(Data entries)
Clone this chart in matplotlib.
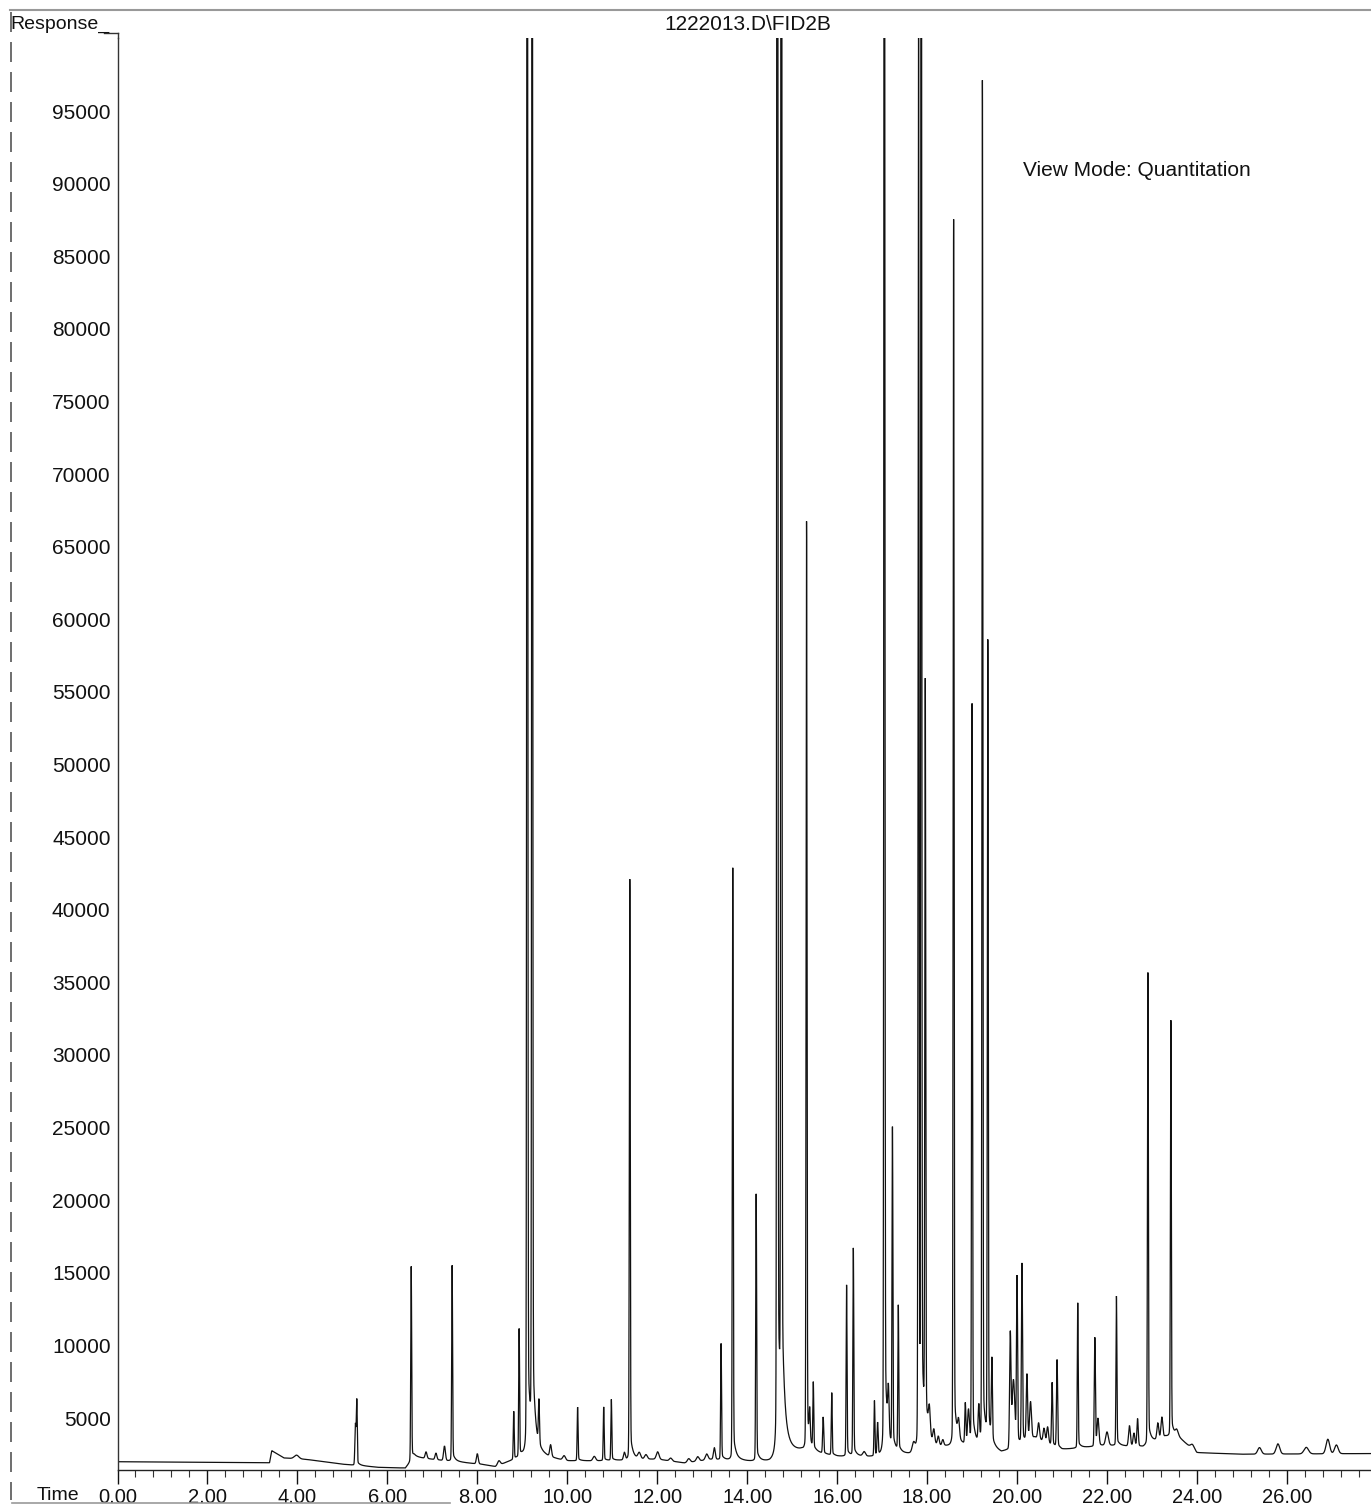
import numpy as np
import matplotlib
matplotlib.use("Agg")
import matplotlib.pyplot as plt
from matplotlib.lines import Line2D

plt.rcParams['font.family'] = ['Liberation Sans', 'DejaVu Sans']

# ---------------- data ----------------
title = "1222013.D\\FID2B"
y_label = "Response_"
x_label = "Time"
note = "View Mode: Quantitation"

# baseline level (response) at a set of retention times (min)
base_t = [0.0, 3.38, 3.43, 3.7, 4.2, 5.0, 5.8, 6.4, 6.6, 7.0, 7.6, 8.1, 8.4, 8.7,
          9.0, 9.5, 10.0, 11.0, 12.0, 12.6, 13.2, 14.0, 14.5, 15.2, 16.0, 17.0,
          17.6, 18.4, 19.0, 19.65, 20.4, 21.0, 22.0, 22.8, 23.3, 23.6, 24.0,
          25.0, 27.9]
base_v = [1990, 1920, 2750, 2250, 2150, 1820, 1600, 1550, 2300, 2150, 1950, 1800,
          1650, 2000, 2300, 2200, 2000, 2050, 2150, 1900, 2150, 2000, 1950, 2600,
          2300, 2300, 2400, 2900, 3000, 2500, 3600, 2800, 3100, 3000, 3700, 3600,
          2600, 2500, 2550]

# peaks: retention time (min), height above baseline, width (sigma, min)
peak_t = [3.98, 5.29, 5.32, 6.53, 6.86, 7.08, 7.27, 7.44, 8.00, 8.48, 8.81, 8.93,
          9.11, 9.22, 9.37, 9.63, 9.93, 10.23, 10.60, 10.81, 10.98, 11.27, 11.39,
          11.60, 11.75, 12.01, 12.30, 12.70, 12.90, 13.10, 13.27, 13.42, 13.68,
          14.20, 14.67, 14.76, 15.32, 15.39, 15.47, 15.69, 15.88, 16.21, 16.36,
          16.60, 16.83, 16.90, 17.05, 17.14, 17.23, 17.36, 17.70, 17.81, 17.87,
          17.96, 18.05, 18.15, 18.25, 18.35, 18.59, 18.70, 18.85, 18.92, 19.00,
          19.15, 19.23, 19.35, 19.44, 19.85, 19.92, 20.00, 20.11, 20.22, 20.30,
          20.48, 20.60, 20.68, 20.78, 20.89, 21.35, 21.73, 21.80, 22.00, 22.21,
          22.50, 22.60, 22.68, 22.91, 23.13, 23.22, 23.42, 23.55, 23.90, 25.39,
          25.80, 26.43, 26.91, 27.10]
peak_h = [250, 2800, 4400, 13400, 450, 450, 1000, 13500, 700, 300, 3300, 8800,
          160000, 140000, 3000, 800, 300, 3700, 300, 3700, 4200, 500, 40000,
          400, 300, 500, 200, 250, 300, 400, 800, 8000, 40800,
          18400, 250000, 200000, 64000, 2000, 4500, 2500, 4300, 11800, 14300,
          300, 3800, 2200, 160000, 3000, 22000, 10000, 600, 98500, 140000,
          51000, 1800, 900, 600, 400, 84500, 1200, 2800, 2300, 51000,
          2500, 94000, 55000, 5500, 7800, 4500, 11500, 12300, 4500, 2500,
          1100, 900, 1100, 4300, 6000, 10000, 7500, 1800, 900, 10300,
          1400, 900, 1900, 32500, 1100, 1400, 28700, 400, 300, 450,
          700, 450, 1000, 600]
peak_w = [0.05, 0.012, 0.010, 0.010, 0.02, 0.02, 0.02, 0.010, 0.02, 0.03, 0.010, 0.010,
          0.010, 0.010, 0.012, 0.02, 0.03, 0.010, 0.03, 0.010, 0.010, 0.02, 0.010,
          0.03, 0.03, 0.03, 0.03, 0.03, 0.03, 0.03, 0.02, 0.010, 0.010,
          0.010, 0.010, 0.010, 0.010, 0.012, 0.010, 0.012, 0.010, 0.010, 0.010,
          0.03, 0.010, 0.012, 0.010, 0.015, 0.010, 0.010, 0.03, 0.010, 0.010,
          0.010, 0.02, 0.02, 0.02, 0.02, 0.010, 0.02, 0.012, 0.02, 0.010,
          0.015, 0.010, 0.010, 0.012, 0.015, 0.03, 0.012, 0.012, 0.015, 0.02,
          0.02, 0.02, 0.02, 0.012, 0.012, 0.010, 0.012, 0.02, 0.03, 0.010,
          0.02, 0.02, 0.015, 0.010, 0.02, 0.02, 0.010, 0.03, 0.04, 0.04,
          0.04, 0.05, 0.04, 0.04]

y_ticks = list(range(5000, 95001, 5000))
x_ticks = [0, 2, 4, 6, 8, 10, 12, 14, 16, 18, 20, 22, 24, 26]

# ---------------- build the trace ----------------
t = np.arange(0.0, 27.9, 0.002)
signal = np.interp(t, base_t, base_v).astype(float)
eta = 0.04
for t0, h, s in zip(peak_t, peak_h, peak_w):
    d = t - t0
    gauss = np.exp(-0.5 * (d / s) ** 2)
    gam = np.where(d < 0, 0.02, 0.06)
    lor = gam ** 2 / (gam ** 2 + d ** 2)
    signal += h * ((1 - eta) * gauss + eta * lor)

# ---------------- figure ----------------
W, H = 1371, 1507
fig = plt.figure(figsize=(W / 100, H / 100), dpi=100)
ax = fig.add_axes([117.5 / W, 37 / H, 1 - 117.5 / W, (1470 - 38) / H])

ax.plot(t, signal, color='#111111', lw=0.9, solid_joinstyle='miter')
ax.set_xlim(0, 27.87)
ax.set_ylim(1420, 100030)

for side in ('top', 'right'):
    ax.spines[side].set_visible(False)
ax.spines['left'].set_color('#333333')
ax.spines['left'].set_linewidth(1.0)
ax.spines['bottom'].set_color('#222222')
ax.spines['bottom'].set_linewidth(1.0)

ax.set_yticks(y_ticks)
ax.set_yticklabels([str(v) for v in y_ticks])
ax.tick_params(axis='y', length=0, pad=5, labelsize=15, colors='#111111')

ax.set_xticks(x_ticks)
ax.set_xticklabels([f"{v:.2f}" for v in x_ticks])
ax.set_xticks(np.arange(0, 27.9, 0.4), minor=True)
ax.tick_params(axis='x', which='major', length=10, width=1, direction='out',
               pad=3, labelsize=14.5, colors='#111111')
ax.tick_params(axis='x', which='minor', length=5, width=0.8, direction='out',
               colors='#333333')

# texts
fig.text(10 / W, 1 - 24 / H, y_label, fontsize=14, ha='left', va='center', color='#111111')
fig.text(748 / W, 1 - 25 / H, title, fontsize=15, ha='center', va='center', color='#111111')
fig.text(1023 / W, 1 - 171 / H, note, fontsize=15, ha='left', va='center', color='#111111')
fig.text(37 / W, 1 - 1496 / H, x_label, fontsize=14, ha='left', va='center', color='#111111')

# scan frame lines
fig.add_artist(Line2D([10 / W, 1.0], [1 - 10 / H, 1 - 10 / H], color='#999999', lw=1.5))
fig.add_artist(Line2D([11 / W, 11 / W], [1 - 12 / H, 1 - 1500 / H], color='#555555',
                      lw=1.2, ls=(0, (12, 6))))
fig.add_artist(Line2D([12 / W, 450 / W], [1 - 1503 / H, 1 - 1503 / H], color='#999999', lw=1.2))
# y axis continues up to the "Response_" caption
fig.add_artist(Line2D([117.5 / W, 117.5 / W], [1 - 33 / H, 1 - 38 / H], color='#333333', lw=1.0))
fig.add_artist(Line2D([104 / W, 117.5 / W], [1 - 33 / H, 1 - 33 / H], color='#333333', lw=1.0))

fig.savefig("out.png", dpi=100)
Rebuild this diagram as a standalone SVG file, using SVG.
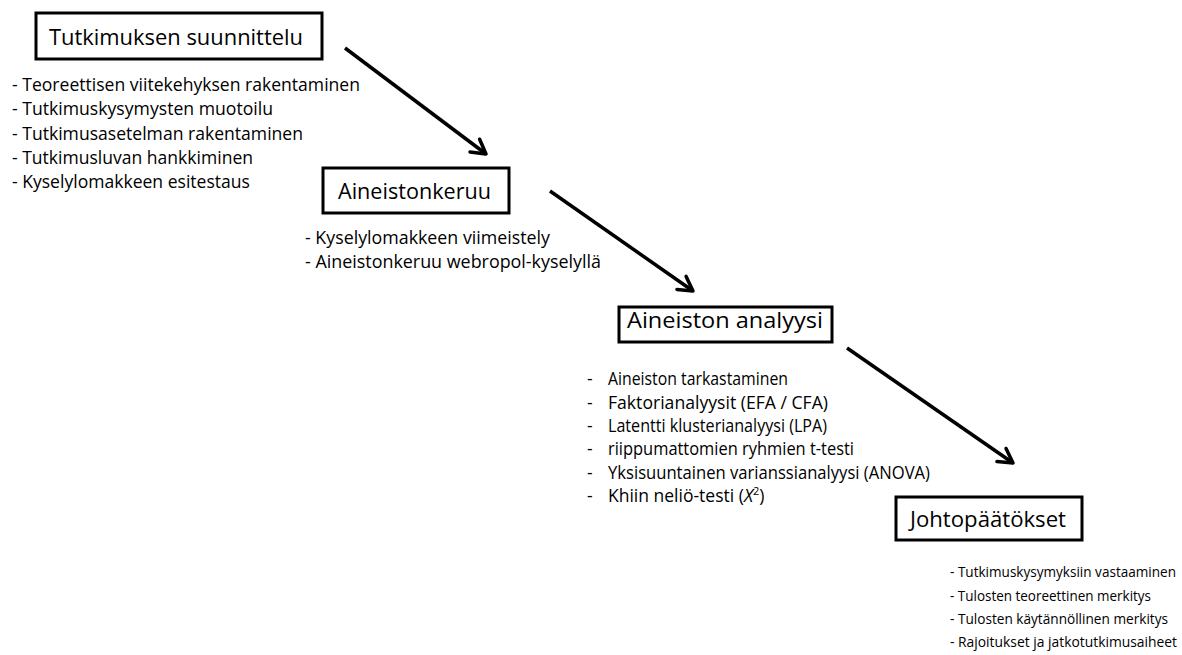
<svg xmlns="http://www.w3.org/2000/svg" width="1182" height="655" viewBox="0 0 1182 655">
<defs>
<style>
.box{fill:#fff;stroke:#000;stroke-width:3}
.title{font-family:"Open Sans","Liberation Sans",sans-serif;font-size:21px;fill:#000}
.item{font-family:"Open Sans","Liberation Sans",sans-serif;font-size:17.5px;fill:#000}
.small{font-size:13.8px}
.conn{fill:none;stroke:#000;stroke-width:3.5;marker-end:url(#arr)}
</style>
<marker id="arr" markerUnits="userSpaceOnUse" markerWidth="30" markerHeight="30" viewBox="-20 -15 30 30" refX="0" refY="0" orient="auto">
<path d="M-14,-8 L0,0 L-14,8" fill="none" stroke="#000" stroke-width="3.5" stroke-linecap="round" stroke-linejoin="round"/>
</marker>
</defs>
<rect width="1182" height="655" fill="#fff"/>
<g id="connectors">
<line class="conn" x1="345" y1="48" x2="486" y2="154"/>
<line class="conn" x1="550" y1="191" x2="693" y2="291"/>
<line class="conn" x1="847" y1="348" x2="1013" y2="463"/>
</g>
<g id="node-suunnittelu">
<rect class="box" x="36" y="13" width="286" height="46"/>
<text class="title" x="49" y="45" textLength="254" lengthAdjust="spacingAndGlyphs">Tutkimuksen suunnittelu</text>
<text class="item" x="12" y="91" textLength="348" lengthAdjust="spacingAndGlyphs">- Teoreettisen viitekehyksen rakentaminen</text>
<text class="item" x="12" y="115" textLength="261" lengthAdjust="spacingAndGlyphs">- Tutkimuskysymysten muotoilu</text>
<text class="item" x="12" y="139.5" textLength="291" lengthAdjust="spacingAndGlyphs">- Tutkimusasetelman rakentaminen</text>
<text class="item" x="12" y="164" textLength="241" lengthAdjust="spacingAndGlyphs">- Tutkimusluvan hankkiminen</text>
<text class="item" x="12" y="188" textLength="238" lengthAdjust="spacingAndGlyphs">- Kyselylomakkeen esitestaus</text>
</g>
<g id="node-aineistonkeruu">
<rect class="box" x="323" y="168" width="186" height="45"/>
<text class="title" x="338" y="199" textLength="153" lengthAdjust="spacingAndGlyphs">Aineistonkeruu</text>
<text class="item" x="305" y="244" textLength="245" lengthAdjust="spacingAndGlyphs">- Kyselylomakkeen viimeistely</text>
<text class="item" x="305" y="268" textLength="296" lengthAdjust="spacingAndGlyphs">- Aineistonkeruu webropol-kyselyllä</text>
</g>
<g id="node-analyysi">
<rect class="box" x="619" y="307" width="213" height="35"/>
<text class="title" x="627" y="328" textLength="196" lengthAdjust="spacingAndGlyphs">Aineiston analyysi</text>
<text class="item" x="587" y="385">-</text>
<text class="item" x="587" y="408.5">-</text>
<text class="item" x="587" y="432">-</text>
<text class="item" x="587" y="455">-</text>
<text class="item" x="587" y="478.5">-</text>
<text class="item" x="587" y="502">-</text>
<text class="item" x="608" y="385" textLength="180" lengthAdjust="spacingAndGlyphs">Aineiston tarkastaminen</text>
<text class="item" x="608" y="408.5" textLength="220" lengthAdjust="spacingAndGlyphs">Faktorianalyysit (EFA / CFA)</text>
<text class="item" x="608" y="432" textLength="219" lengthAdjust="spacingAndGlyphs">Latentti klusterianalyysi (LPA)</text>
<text class="item" x="608" y="455" textLength="246" lengthAdjust="spacingAndGlyphs">riippumattomien ryhmien t-testi</text>
<text class="item" x="608" y="478.5" textLength="322" lengthAdjust="spacingAndGlyphs">Yksisuuntainen varianssianalyysi (ANOVA)</text>
<text class="item" x="608" y="502">Khiin neliö-testi (<tspan font-style="italic">X</tspan><tspan font-size="11" dy="-7">2</tspan><tspan dy="7">)</tspan></text>
</g>
<g id="node-johtopaatokset">
<rect class="box" x="896" y="497" width="186" height="43"/>
<text class="title" x="910" y="527" textLength="156" lengthAdjust="spacingAndGlyphs">Johtopäätökset</text>
<text class="item small" x="950" y="577" textLength="226" lengthAdjust="spacingAndGlyphs">- Tutkimuskysymyksiin vastaaminen</text>
<text class="item small" x="950" y="601" textLength="201" lengthAdjust="spacingAndGlyphs">- Tulosten teoreettinen merkitys</text>
<text class="item small" x="950" y="624" textLength="218" lengthAdjust="spacingAndGlyphs">- Tulosten käytännöllinen merkitys</text>
<text class="item small" x="950" y="647" textLength="227" lengthAdjust="spacingAndGlyphs">- Rajoitukset ja jatkotutkimusaiheet</text>
</g>
</svg>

* _What is being asked_
Repeat, with no pictures, each line from the beginning of the data through the line containing "plt.rcParams['font.family'] = ['Liberation", inclusive.

* _Written answer_
Clone this chart in matplotlib.
import numpy as np
import matplotlib
matplotlib.use("Agg")
import matplotlib.pyplot as plt
from matplotlib.lines import Line2D

plt.rcParams['font.family'] = ['Liberation Sans', 'DejaVu Sans']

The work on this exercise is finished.